Page:Revue des Deux Mondes - 1881 - tome 44.djvu/599

Le texte de cette page a été corrigé et est conforme au fac-similé.

Il est remarquable d’ailleurs que, dans ces passages mêmes, on ne lui met presque jamais dans la bouche le nom de Christ ; on lui fait dire d’ordinaire « le Fils de l’homme, » une expression qui vient de Daniel, et que j’ai expliquée ailleurs[1], expression discrète et obscure, qui semble avoir été mise en usage pour ne pas offenser les Romains, tout en parlant de celui que les Juifs attendaient alors. Les Évangiles montrent que cette expression était entendue de tous à cette époque. Peut-être que d’autres s’en étaient servis déjà avant le temps de Jésus, Jean le Baptiste, par exemple. Nous n’avons aucun témoignage à ce sujet[2].


IV.

On a vu déjà combien le récit de la comparution de Jésus devant le synédrion, dans le plus ancien évangile, est peu vraisemblable; la suite de ce récit n’étonne pas moins. Après que ce conseil suprême de la nation juive a prononcé la sentence de mort, voici que le lendemain matin grands-prêtres, docteurs, anciens, se transportent devant Pilatus et qu’ils lui remettent le condamné, devenant accusateurs au lieu des juges. Pilatus d’ailleurs n’a pas l’air de faire la moindre attention aux accusations du synédrion, et comme le peuple qui entoure le tribunal veut obtenir, selon la coutume, à l’occasion de la Pâque, la grâce d’un prisonnier, Pilatus lui offre de mettre en liberté Jésus. Mais le peuple, « excité par les prêtres, » réclame de préférence Barabbas. Pilatus alors demandant ce qu’on veut donc qu’il fasse de Jésus, tous crient qu’on le mette en croix, et le procurateur y souscrit. Il n’est plus question des grands prêtres, des docteurs et des anciens.
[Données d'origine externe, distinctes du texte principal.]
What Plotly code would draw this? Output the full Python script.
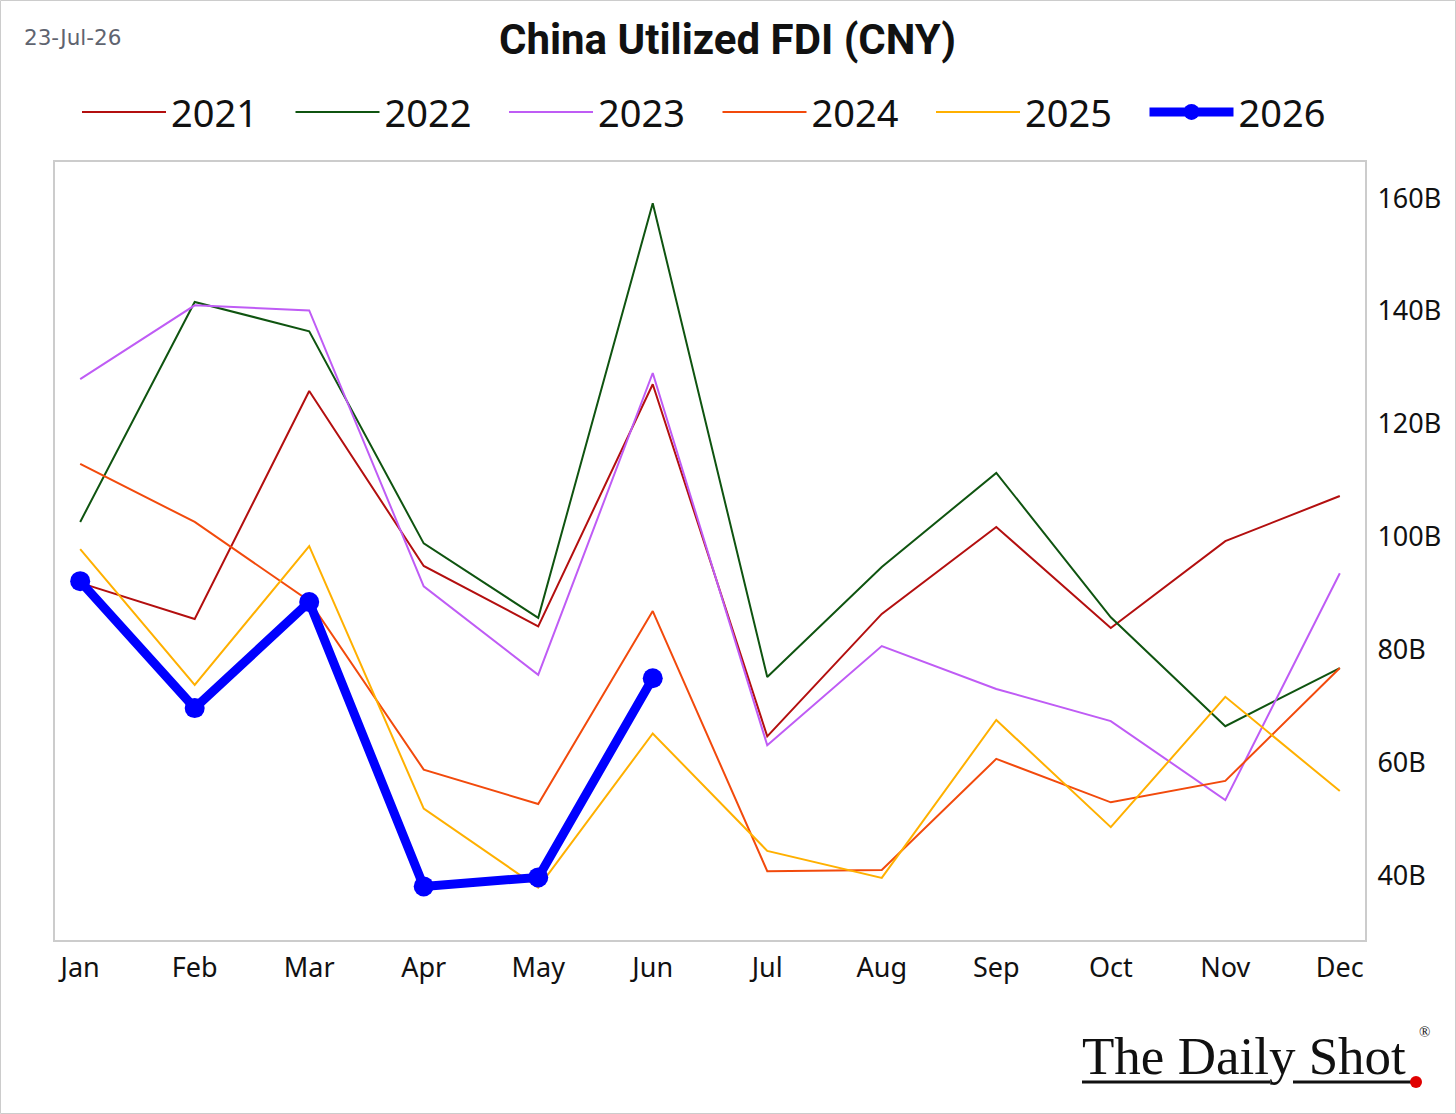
import plotly.graph_objects as go

months = ["Jan", "Feb", "Mar", "Apr", "May", "Jun", "Jul", "Aug", "Sep", "Oct", "Nov", "Dec"]

fdi_2021 = [91.8, 85.4, 125.8, 94.8, 84.1, 127.0, 64.6, 86.3, 101.7, 83.8, 99.2, 107.2]
fdi_2022 = [102.6, 141.6, 136.4, 98.8, 85.6, 159.1, 75.1, 94.6, 111.3, 85.7, 66.4, 76.7]
fdi_2023 = [127.9, 141.0, 140.1, 91.2, 75.5, 129.0, 63.0, 80.6, 73.0, 67.3, 53.3, 93.5]
fdi_2024 = [112.9, 102.6, 88.6, 58.7, 52.6, 86.8, 40.7, 40.9, 60.6, 52.9, 56.7, 76.7]
fdi_2025 = [97.8, 73.7, 98.3, 51.8, 37.8, 65.1, 44.3, 39.5, 67.5, 48.5, 71.6, 54.9]
fdi_2026 = [92.1, 69.6, 88.4, 38.0, 39.6, 74.9]

series = [
    ("2021", fdi_2021, "#b30f0f"),
    ("2022", fdi_2022, "#0f5410"),
    ("2023", fdi_2023, "#bf5cf5"),
    ("2024", fdi_2024, "#f24a0c"),
    ("2025", fdi_2025, "#ffb000"),
]

y_ticks = [40, 60, 80, 100, 120, 140, 160]
y_tick_labels = ["40B", "60B", "80B", "100B", "120B", "140B", "160B"]

fig = go.Figure()
for name, vals, color in series:
    fig.add_trace(go.Scatter(
        x=months[:len(vals)], y=vals, name=name, mode="lines",
        line=dict(color=color, width=2),
    ))
fig.add_trace(go.Scatter(
    x=months[:len(fdi_2026)], y=fdi_2026, name="2026", mode="lines+markers",
    line=dict(color="#0000ff", width=9),
    marker=dict(color="#0000ff", size=20),
))

tick_font = dict(family="Noto Sans", size=27, color="#111111")

fig.update_layout(
    width=1456, height=1114,
    margin=dict(l=55, r=91, t=162, b=174),
    paper_bgcolor="white", plot_bgcolor="white",
    showlegend=True,
    legend=dict(
        orientation="h", x=(82 - 5 - 55) / 1310, xanchor="left", y=1.064, yanchor="middle",
        font=dict(family="Noto Sans", size=38, color="#111111"),
        itemwidth=84, entrywidth=114.5, entrywidthmode="pixels",
        tracegroupgap=0, itemsizing="trace",
        bgcolor="rgba(0,0,0,0)",
    ),
    title=dict(
        text="<b>China Utilized FDI (CNY)</b>",
        xref="container", x=727.5 / 1456, xanchor="center",
        y=(1114 - 39) / 1114, yanchor="middle",
        font=dict(family="Roboto", size=42, color="#111111"),
    ),
    xaxis=dict(
        type="category", categoryorder="array", categoryarray=months,
        range=[-0.22, 11.22],
        showgrid=False, zeroline=False,
        showline=True, linecolor="#cccccc", linewidth=2, mirror=True,
        ticks="", tickfont=tick_font, ticklabelstandoff=3,
    ),
    yaxis=dict(
        side="right", range=[28.5, 166.4],
        tickvals=y_ticks, ticktext=y_tick_labels,
        showgrid=False, zeroline=False,
        showline=True, linecolor="#cccccc", linewidth=2, mirror=True,
        ticks="", tickfont=tick_font, ticklabelstandoff=5,
    ),
)

# date stamp
fig.add_annotation(
    text="23-Jul-26", xref="paper", yref="paper",
    x=(22 - 55) / 1310, y=(940 - 37) / 778, xanchor="left", yanchor="middle",
    showarrow=False, font=dict(family="DejaVu Sans", size=21.5, color="#5f6470"),
)

# outer border
fig.add_shape(type="rect", xref="paper", yref="paper",
              x0=(0.5 - 55) / 1310, x1=(1455.5 - 55) / 1310,
              y0=(940 - 1113.5) / 778, y1=(940 - 0.5) / 778,
              line=dict(color="#cccccc", width=1), fillcolor="rgba(0,0,0,0)", layer="below")

# logo
fig.add_annotation(
    text="The Daily Shot", xref="paper", yref="paper",
    x=(1080 - 55) / 1310, y=(940 - 1056) / 778, xanchor="left", yanchor="middle",
    showarrow=False, font=dict(family="Liberation Serif", size=53, color="#111111"),
)
fig.add_annotation(
    text="®", xref="paper", yref="paper",
    x=(1417 - 55) / 1310, y=(940 - 1042) / 778, xanchor="left", yanchor="bottom",
    showarrow=False, font=dict(family="Liberation Serif", size=15, color="#111111"),
)
fig.add_shape(type="line", xref="paper", yref="paper",
              x0=(1082 - 55) / 1310, x1=(1270 - 55) / 1310,
              y0=(940 - 1082) / 778, y1=(940 - 1082) / 778,
              line=dict(color="#111111", width=3))
fig.add_shape(type="line", xref="paper", yref="paper",
              x0=(1293 - 55) / 1310, x1=(1414 - 55) / 1310,
              y0=(940 - 1082) / 778, y1=(940 - 1082) / 778,
              line=dict(color="#111111", width=3))
fig.add_shape(type="circle", xref="paper", yref="paper",
              x0=(1410 - 55) / 1310, x1=(1422 - 55) / 1310,
              y0=(940 - 1088) / 778, y1=(940 - 1076) / 778,
              line=dict(color="#e00000", width=0), fillcolor="#e00000")

fig.write_html("out.html")
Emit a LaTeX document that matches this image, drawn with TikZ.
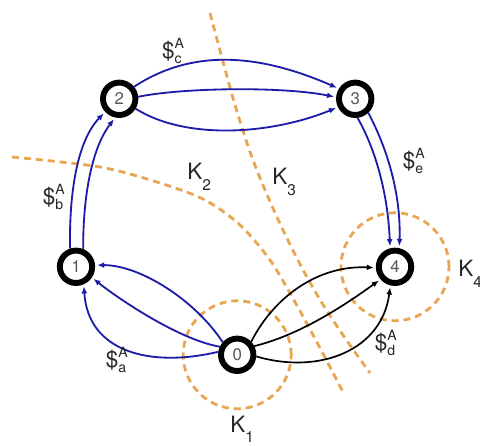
\documentclass[tikz,border=0pt]{standalone}
\usepackage{fontspec}
\setmainfont{TeX Gyre Heros}
\usepackage{tikz}
\usetikzlibrary{arrows.meta, backgrounds}
\definecolor{arcblue}{HTML}{1C1CA8}
\definecolor{cutorange}{HTML}{E8A552}
\definecolor{numgray}{HTML}{5A5A5A}

\newcommand{\cost}[1]{\$\rlap{\raisebox{0.45em}{\fontsize{10}{12}\selectfont A}}\raisebox{-0.22em}{\fontsize{10}{12}\selectfont #1}}
\newcommand{\cutname}[1]{K\raisebox{-0.45em}{\fontsize{11}{12}\selectfont #1}}

\begin{document}
\begin{tikzpicture}[
        font=\fontsize{16}{19}\selectfont,
        >={Latex[length=5pt,width=4.2pt]},
        station/.style={circle, draw=black, line width=4.2pt, fill=white,
                        minimum size=0.81cm, inner sep=0pt, text=numgray,
                        font=\fontsize{12}{14}\selectfont},
        bluearc/.style={draw=arcblue, line width=1.3pt, ->, shorten >=1.5pt},
        blackarc/.style={draw=black, line width=1.2pt, ->, shorten >=1.5pt},
        cutline/.style={draw=cutorange, line width=2pt, dash pattern=on 5pt off 3.5pt},
        tag/.style={text=black!85, inner sep=0pt}
    ]
      \useasboundingbox (0,0) rectangle (12,11.15);

      % --- Stations ---
      \node[station] (n0) at (5.93,2.28) {0};
      \node[station] (n1) at (1.90,4.48) {1};
      \node[station] (n2) at (2.98,8.68) {2};
      \node[station] (n3) at (8.88,8.68) {3};
      \node[station] (n4) at (9.875,4.48) {4};

      % --- Cuts ---
      \begin{scope}[on background layer]
        \draw[cutline] (n0) circle[radius=1.35cm];
        \draw[cutline] (n4) circle[radius=1.35cm];
        \draw[cutline] plot[smooth] coordinates {(0.3,7.225) (2.5,6.975) (4.0,6.575) (5.125,6.15)
          (6.0,5.525) (6.75,4.65) (7.375,3.6) (8.0,2.45) (8.575,1.35)};
        \draw[cutline] plot[smooth] coordinates {(5.25,10.825) (5.55,9.7) (5.875,8.525) (6.25,7.35)
          (6.625,6.4) (7.075,5.4) (7.55,4.45) (8.05,3.575) (8.625,2.7) (9.25,1.825)};
      \end{scope}

      % 0 -> 1
      \draw[bluearc] (n0.139) .. controls (4.875,3.65) and (3.5,4.525) .. (n1.5);
      \draw[bluearc] (n0.155) .. controls (4.5,2.65) and (3.0,3.65) .. (n1.326);
      \draw[bluearc] (n0.171) .. controls (3.75,1.95) and (2.2,2.35) .. (n1.294);

      % 1 -> 2
      \draw[bluearc] (n1.108) .. controls (1.725,6.4) and (1.95,7.65) .. (n2.223);
      \draw[bluearc] (n1.68) .. controls (2.075,6.275) and (2.3,7.45) .. (n2.258);

      % 2 -> 3
      \draw[bluearc] (n2.39) .. controls (4.75,9.9) and (6.375,9.85) .. (n3.148);
      \draw[bluearc] (n2.6) .. controls (4.5,8.95) and (7.0,9.0) .. (n3.175);
      \draw[bluearc] (n2.329) .. controls (4.625,7.65) and (6.75,7.775) .. (n3.206);

      % 3 -> 4
      \draw[bluearc] (n3.277) .. controls (9.4,7.4) and (9.7,6.275) .. (n4.105);
      \draw[bluearc] (n3.313) .. controls (9.7,7.4) and (10.025,6.275) .. (n4.77);

      % 0 -> 4
      \draw[blackarc] (n0.43) .. controls (6.875,3.775) and (8.0,4.525) .. (n4.183);
      \draw[blackarc] (n0.27) .. controls (7.5,2.775) and (8.625,3.525) .. (n4.221);
      \draw[blackarc] (n0.355) .. controls (8.0,1.775) and (9.55,2.4) .. (n4.256);

      % --- Prices ---
      \node[tag] (pc) at (4.3,9.875) {\cost{c}};
      \node[tag] (pb) at (1.325,6.225) {\cost{b}};
      \node[tag] (pa) at (2.9,2.15) {\cost{a}};
      \node[tag] (pe) at (10.325,7.125) {\cost{e}};
      \node[tag] (pd) at (9.625,2.575) {\cost{d}};

      % --- Cut names ---
      \node[tag, anchor=base west] (k1) at (5.75,0.33) {\cutname{1}};
      \node[tag, anchor=base west] (k2) at (4.675,6.65) {\cutname{2}};
      \node[tag, anchor=base west] (k3) at (6.8,6.525) {\cutname{3}};
      \node[tag, anchor=base west] (k4) at (11.45,4.225) {\cutname{4}};
    \end{tikzpicture}
\end{document}
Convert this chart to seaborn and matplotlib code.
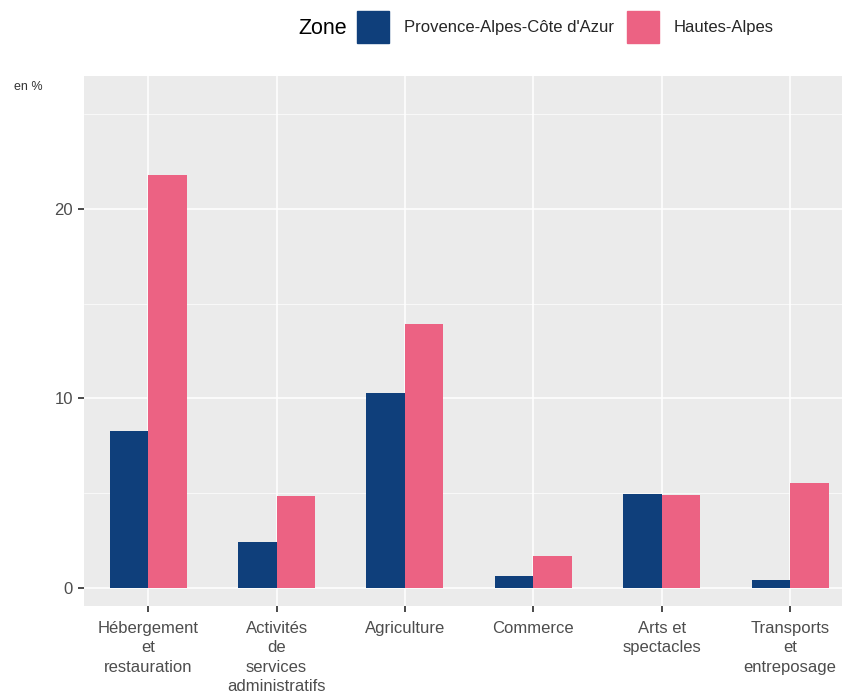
import pandas as pd
import seaborn as sns
import matplotlib.pyplot as plt
from matplotlib.patches import Patch
from matplotlib.ticker import MultipleLocator

sns.set_theme(style="darkgrid", rc={
    "axes.facecolor": "#EBEBEB",
    "grid.color": "white",
    "axes.edgecolor": "#EBEBEB",
})
plt.rcParams['font.family'] = ['Liberation Sans', 'DejaVu Sans']

CATEGORIES = ["Hébergement\net\nrestauration", "Activités\nde\nservices\nadministratifs",
              "Agriculture", "Commerce", "Arts et\nspectacles", "Transports\net\nentreposage"]
ZONES = ["Provence-Alpes-Côte d'Azur", "Hautes-Alpes"]
PACA_VALUES = [8.3, 2.4, 10.3, 0.65, 4.95, 0.42]
HA_VALUES = [21.8, 4.85, 13.9, 1.7, 4.9, 5.55]
ZONE_COLORS = {"Provence-Alpes-Côte d'Azur": "#0F3F7B", "Hautes-Alpes": "#EC6283"}

df = pd.DataFrame({
    "secteur": CATEGORIES * 2,
    "zone": [ZONES[0]] * len(CATEGORIES) + [ZONES[1]] * len(CATEGORIES),
    "valeur": PACA_VALUES + HA_VALUES,
})

fig = plt.figure(figsize=(8.42, 6.96), dpi=100)
ax = fig.add_axes([84 / 842, 90 / 696, 758 / 842, 530 / 696])
sns.barplot(data=df, x="secteur", y="valeur", hue="zone", palette=ZONE_COLORS,
            width=0.6, saturation=1, edgecolor="none", legend=False, ax=ax)

ax.set_xlim(-0.5, 5.405)
ax.set_ylim(-0.95, 27.0)
ax.yaxis.set_major_locator(MultipleLocator(10))
ax.yaxis.set_minor_locator(MultipleLocator(5))
ax.grid(which="major", color="white", linewidth=1.1)
ax.grid(which="minor", color="white", linewidth=0.5)
ax.set_axisbelow(True)
ax.tick_params(axis="both", which="major", length=4, color="#333333",
               labelsize=12, labelcolor="#4D4D4D", pad=4)
ax.tick_params(axis="both", which="minor", length=0)
ax.tick_params(axis="x", bottom=True, pad=7)
ax.tick_params(axis="y", left=True)
for lab in ax.get_xticklabels():
    lab.set_linespacing(1.35)
ax.set_xlabel("")
ax.set_ylabel("")
for spine in ax.spines.values():
    spine.set_visible(False)

fig.text(14 / 842, 1 - 87 / 696, "en %", fontsize=9, color="#333333", va="center")

fig.text(298 / 842, 1 - 28 / 696, "Zone", fontsize=15.5, color="black", va="center")
handles = [Patch(color=ZONE_COLORS[z], label=z) for z in ZONES]
fig.legend(handles=handles, loc="center left", bbox_to_anchor=(342 / 842, 1 - 27 / 696),
           ncol=2, frameon=False, fontsize=12, handlelength=1.9, handleheight=2.6,
           handletextpad=0.9, columnspacing=0.8)

fig.savefig("out.png", dpi=100, facecolor="white")
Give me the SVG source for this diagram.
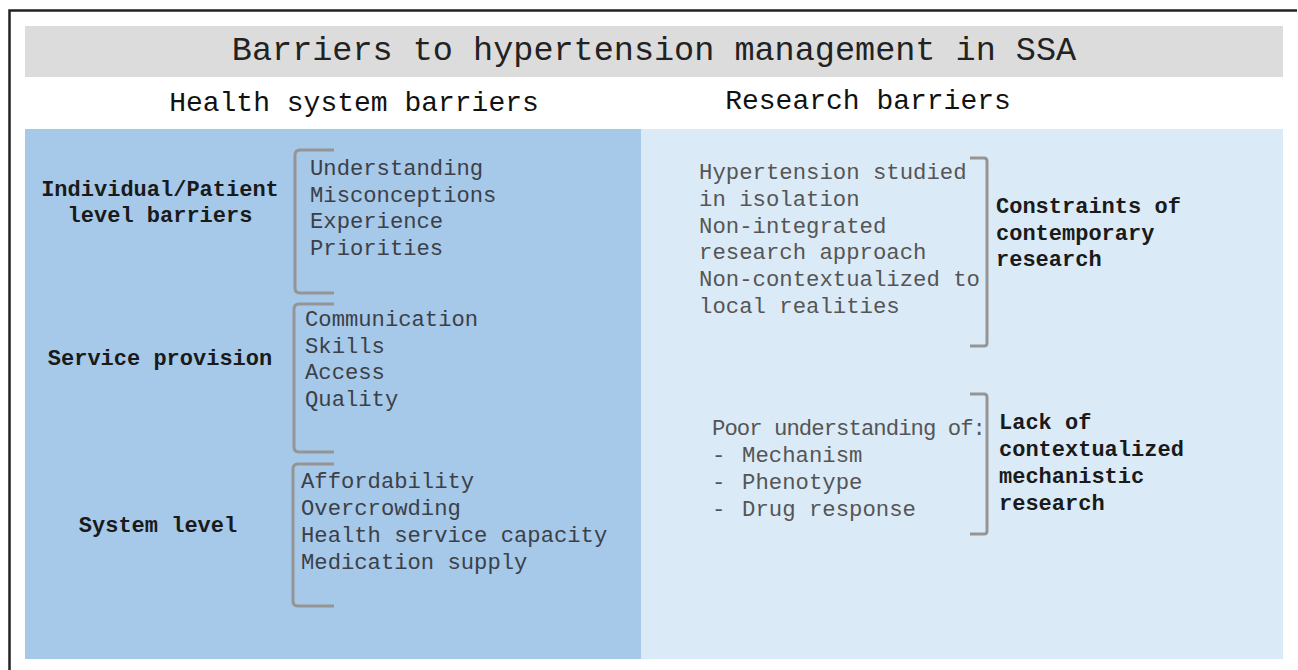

Tout cela est fort extraordinaire, et on sent bien que les choses n’ont pu se passer ainsi. On ne comprend même pas que ces juges sacrés, après avoir condamné Jésus solennellement comme ayant blasphémé Dieu même, viennent en corps au pied du tribunal de l’officier romain, au milieu du tapage de la foule, le prier d’exécuter leur condamné, au risque d’être dédaigneusement éconduits par le mépris du procurateur ou par le caprice d’une populace.

On ne comprend pas mieux la conduite du procurateur que celle des membres du synédrion. Jésus s’avoue roi des Juifs devant le représentant de l’empereur, et celui-ci ne s’en émeut pas. Il parle comme si l’affaire ne le regardait en rien et était purement une

  1. Le Judaïsme, p. 360.
  2. On remarquera encore que, dans le plus ancien évangile, Jésus n’appelle jamais Dieu « mon père, » ce qui serait encore une manière de se donner pour le Christ. Cette expression ne se trouve que dans des évangiles plus récens.